China may be happy to firm up its ties with India by backing its candidate Shashi Tharoor for the post of the next United Nations Secretary General but its close ally, Pakistan, may object strenuously, says the author of an upcoming book on the United Nations.

Chinese are much too subtle to throw their support behind a single candidate, but it is "widely assumed that they want a technocrat who will put aside "admitted, tarnished, mantle of moral authority," says James Traub, author of "The Best Intentions," in an article in New York Times' magazine.
Chinese UN ambassador Wang Guangya disclaims any such ambition but does express the hope that Annan's successor might bring perspective from Asia, Traub says.
Noting that the Asian countries feel it is their turn for the top UN job and China has promised to deliver an Asian, the article notes that any potential successor must survive both American and Chinese scrutiny.

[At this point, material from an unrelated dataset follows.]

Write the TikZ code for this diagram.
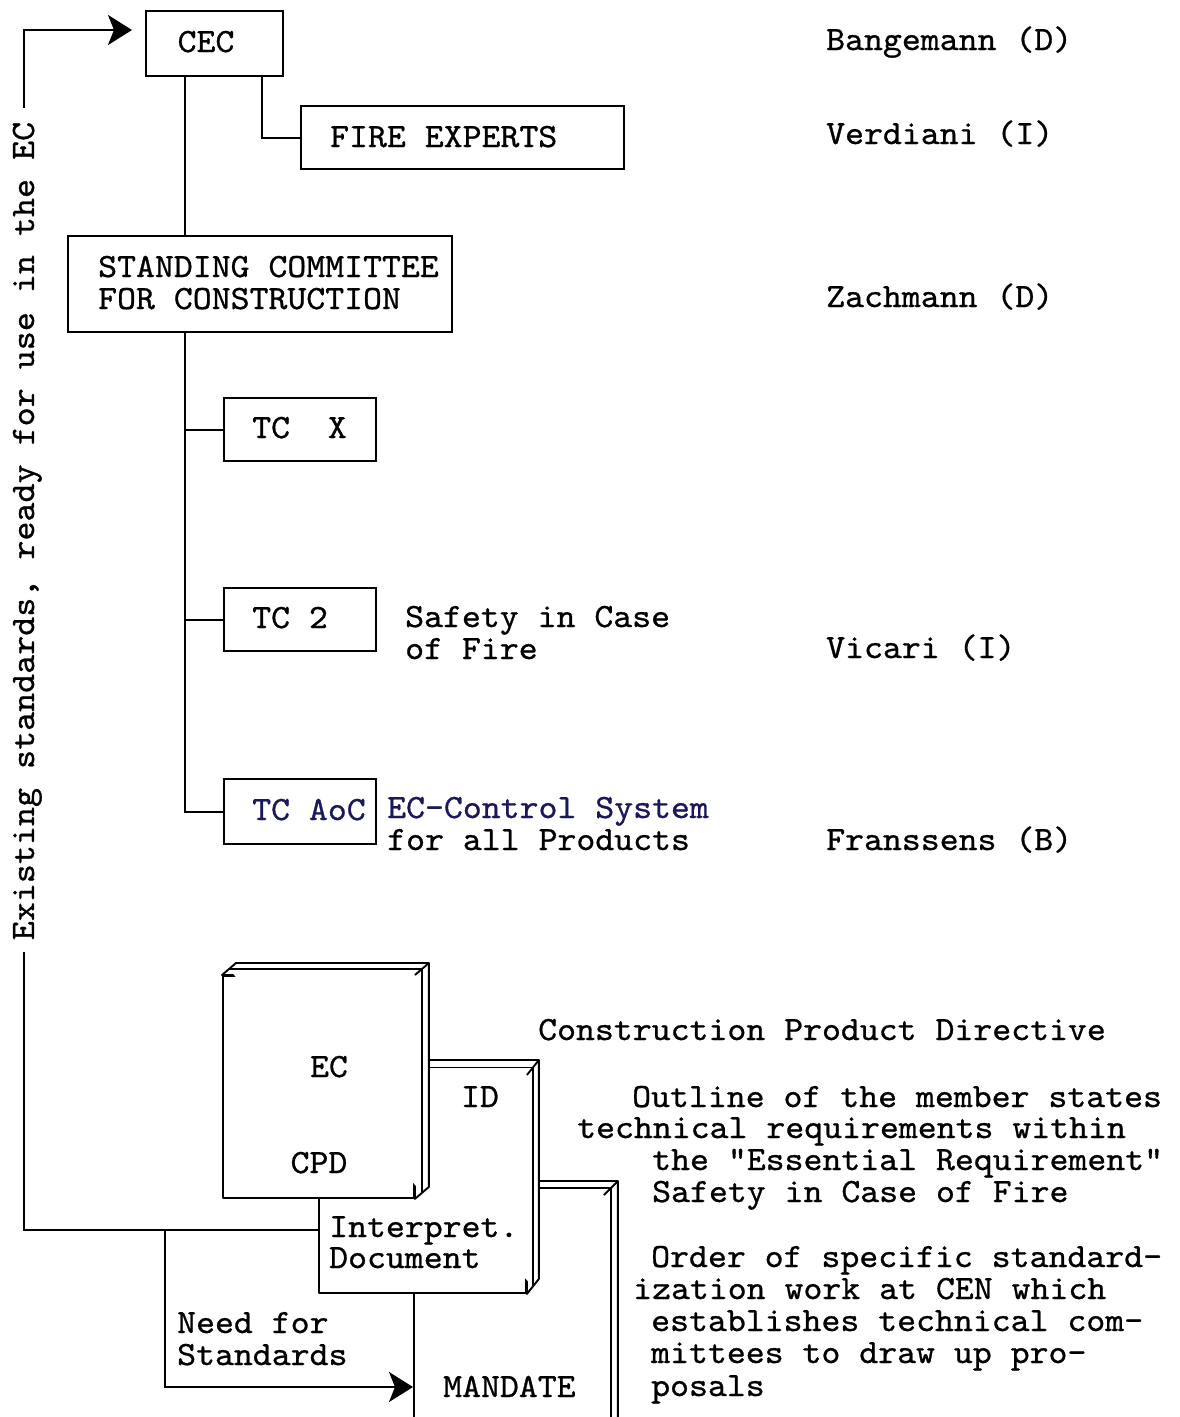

Traub says, "The Americans will reject too open an advocate for the third world agenda; China will reject an aspirant from too close an ally of Washington. Other difficulties will arise. China may be happy to firm up its ties with India by backing Shashi Tharoor, a career UN official who is India's candidate, but Pakistan, a close ally, may object strenuously."
He also says "deep sense of historical grievance" over Tokyo's "notorious invasion" of Nanking in 1937 and its aggression in World War II was behind China's opposition to Japan becoming a permanent member of UN Security Council.
In the bid of India, Japan, Brazil and Germany to become permanent members of UNSC, Wang and several of his lieutenants negotiated with the ambassadors of wavering countries.